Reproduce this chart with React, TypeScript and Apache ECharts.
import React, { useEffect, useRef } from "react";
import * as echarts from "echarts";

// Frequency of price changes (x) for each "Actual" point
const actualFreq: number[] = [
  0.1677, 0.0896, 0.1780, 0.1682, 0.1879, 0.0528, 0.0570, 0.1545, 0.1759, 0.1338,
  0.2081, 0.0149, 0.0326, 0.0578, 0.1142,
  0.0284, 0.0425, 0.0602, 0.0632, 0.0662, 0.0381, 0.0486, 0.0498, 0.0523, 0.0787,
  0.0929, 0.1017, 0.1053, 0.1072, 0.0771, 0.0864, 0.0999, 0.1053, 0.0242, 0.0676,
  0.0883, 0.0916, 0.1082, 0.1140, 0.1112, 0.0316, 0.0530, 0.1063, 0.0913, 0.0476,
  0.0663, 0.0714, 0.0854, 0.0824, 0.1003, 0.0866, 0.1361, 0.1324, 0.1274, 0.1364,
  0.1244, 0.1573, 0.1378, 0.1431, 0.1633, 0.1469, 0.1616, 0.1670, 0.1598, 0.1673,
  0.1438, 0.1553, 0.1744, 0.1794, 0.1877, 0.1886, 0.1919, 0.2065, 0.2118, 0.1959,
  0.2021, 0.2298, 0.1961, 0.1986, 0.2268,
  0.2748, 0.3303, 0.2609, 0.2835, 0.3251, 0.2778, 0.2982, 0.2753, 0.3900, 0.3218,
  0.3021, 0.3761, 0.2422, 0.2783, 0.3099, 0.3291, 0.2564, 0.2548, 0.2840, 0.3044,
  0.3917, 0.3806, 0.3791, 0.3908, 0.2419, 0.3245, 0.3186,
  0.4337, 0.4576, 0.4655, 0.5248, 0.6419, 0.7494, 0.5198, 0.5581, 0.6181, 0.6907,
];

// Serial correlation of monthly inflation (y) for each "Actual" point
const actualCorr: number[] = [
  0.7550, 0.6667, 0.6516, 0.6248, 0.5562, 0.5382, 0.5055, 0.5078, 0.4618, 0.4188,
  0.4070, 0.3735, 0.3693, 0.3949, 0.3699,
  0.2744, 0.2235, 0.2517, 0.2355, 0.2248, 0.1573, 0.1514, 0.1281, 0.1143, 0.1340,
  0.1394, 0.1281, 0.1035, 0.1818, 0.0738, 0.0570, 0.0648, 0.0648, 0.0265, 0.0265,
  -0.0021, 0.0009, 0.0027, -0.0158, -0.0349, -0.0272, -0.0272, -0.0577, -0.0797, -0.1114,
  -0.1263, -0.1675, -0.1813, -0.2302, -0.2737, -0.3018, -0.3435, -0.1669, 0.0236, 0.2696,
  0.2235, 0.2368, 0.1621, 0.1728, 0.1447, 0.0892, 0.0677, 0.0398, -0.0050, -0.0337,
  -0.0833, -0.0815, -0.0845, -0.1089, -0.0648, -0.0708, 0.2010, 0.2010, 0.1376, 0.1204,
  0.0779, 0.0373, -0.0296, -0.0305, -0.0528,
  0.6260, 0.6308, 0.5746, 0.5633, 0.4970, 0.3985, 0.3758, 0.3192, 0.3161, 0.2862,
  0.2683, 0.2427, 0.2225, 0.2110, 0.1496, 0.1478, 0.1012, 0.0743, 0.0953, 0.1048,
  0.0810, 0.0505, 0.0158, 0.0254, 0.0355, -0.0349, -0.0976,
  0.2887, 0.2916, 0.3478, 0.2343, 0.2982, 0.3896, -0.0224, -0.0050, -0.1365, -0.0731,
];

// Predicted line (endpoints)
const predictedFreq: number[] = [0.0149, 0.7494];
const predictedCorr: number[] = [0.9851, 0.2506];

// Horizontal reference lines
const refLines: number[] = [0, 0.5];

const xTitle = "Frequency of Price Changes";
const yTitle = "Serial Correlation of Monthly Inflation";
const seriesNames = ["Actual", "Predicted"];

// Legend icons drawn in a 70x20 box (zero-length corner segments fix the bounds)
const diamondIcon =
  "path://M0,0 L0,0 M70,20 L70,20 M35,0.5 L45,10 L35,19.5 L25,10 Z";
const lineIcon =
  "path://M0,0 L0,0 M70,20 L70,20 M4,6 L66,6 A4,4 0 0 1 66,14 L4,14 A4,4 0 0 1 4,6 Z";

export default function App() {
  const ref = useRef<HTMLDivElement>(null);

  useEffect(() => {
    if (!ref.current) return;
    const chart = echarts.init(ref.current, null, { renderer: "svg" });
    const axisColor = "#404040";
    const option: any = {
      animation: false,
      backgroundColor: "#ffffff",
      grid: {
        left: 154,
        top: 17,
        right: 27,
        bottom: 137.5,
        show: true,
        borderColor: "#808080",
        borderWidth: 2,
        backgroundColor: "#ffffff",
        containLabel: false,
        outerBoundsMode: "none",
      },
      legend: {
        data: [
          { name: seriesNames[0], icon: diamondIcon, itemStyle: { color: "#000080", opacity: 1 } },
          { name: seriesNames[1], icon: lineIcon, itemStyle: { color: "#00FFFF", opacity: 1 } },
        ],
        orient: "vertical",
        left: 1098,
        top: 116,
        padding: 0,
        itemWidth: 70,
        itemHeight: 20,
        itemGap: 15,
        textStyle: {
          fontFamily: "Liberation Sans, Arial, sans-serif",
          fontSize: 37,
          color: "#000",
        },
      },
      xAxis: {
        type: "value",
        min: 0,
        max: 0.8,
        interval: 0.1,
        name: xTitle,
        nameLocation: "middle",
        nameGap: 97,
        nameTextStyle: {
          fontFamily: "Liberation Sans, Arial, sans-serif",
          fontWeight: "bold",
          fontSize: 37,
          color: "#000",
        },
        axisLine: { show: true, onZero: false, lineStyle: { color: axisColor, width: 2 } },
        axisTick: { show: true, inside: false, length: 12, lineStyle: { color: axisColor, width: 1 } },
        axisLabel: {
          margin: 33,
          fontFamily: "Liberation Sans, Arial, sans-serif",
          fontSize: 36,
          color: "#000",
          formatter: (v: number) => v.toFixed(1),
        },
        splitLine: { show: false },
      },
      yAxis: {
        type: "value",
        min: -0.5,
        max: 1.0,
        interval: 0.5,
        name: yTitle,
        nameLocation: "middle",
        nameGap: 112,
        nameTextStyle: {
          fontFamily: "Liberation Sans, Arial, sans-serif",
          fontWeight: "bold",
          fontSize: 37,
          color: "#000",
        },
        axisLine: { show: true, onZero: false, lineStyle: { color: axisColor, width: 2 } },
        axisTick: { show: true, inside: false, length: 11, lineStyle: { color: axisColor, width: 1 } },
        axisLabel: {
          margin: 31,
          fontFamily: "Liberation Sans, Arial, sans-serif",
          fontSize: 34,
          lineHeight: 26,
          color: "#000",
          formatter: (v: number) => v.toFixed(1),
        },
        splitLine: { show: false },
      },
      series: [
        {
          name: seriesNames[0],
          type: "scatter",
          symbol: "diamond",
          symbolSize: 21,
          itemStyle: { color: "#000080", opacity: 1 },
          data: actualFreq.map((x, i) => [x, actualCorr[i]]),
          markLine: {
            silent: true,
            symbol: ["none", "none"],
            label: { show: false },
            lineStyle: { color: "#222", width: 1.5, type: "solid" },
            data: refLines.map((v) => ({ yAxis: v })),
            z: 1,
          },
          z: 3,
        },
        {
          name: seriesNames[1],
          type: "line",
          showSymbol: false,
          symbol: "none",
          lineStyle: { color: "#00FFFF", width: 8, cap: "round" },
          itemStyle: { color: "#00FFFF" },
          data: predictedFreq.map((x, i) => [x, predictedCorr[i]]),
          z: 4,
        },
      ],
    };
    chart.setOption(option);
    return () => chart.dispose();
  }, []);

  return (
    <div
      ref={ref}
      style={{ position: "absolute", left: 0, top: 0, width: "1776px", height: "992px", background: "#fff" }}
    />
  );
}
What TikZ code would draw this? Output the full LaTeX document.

..........

» **TASK INSTRUCTIONS**
Every line in the data that holds "React" should be copied out.

» **CORRECT OUTPUT**
Reproduce this chart with React, TypeScript and Apache ECharts.
import React, { useEffect, useRef } from "react";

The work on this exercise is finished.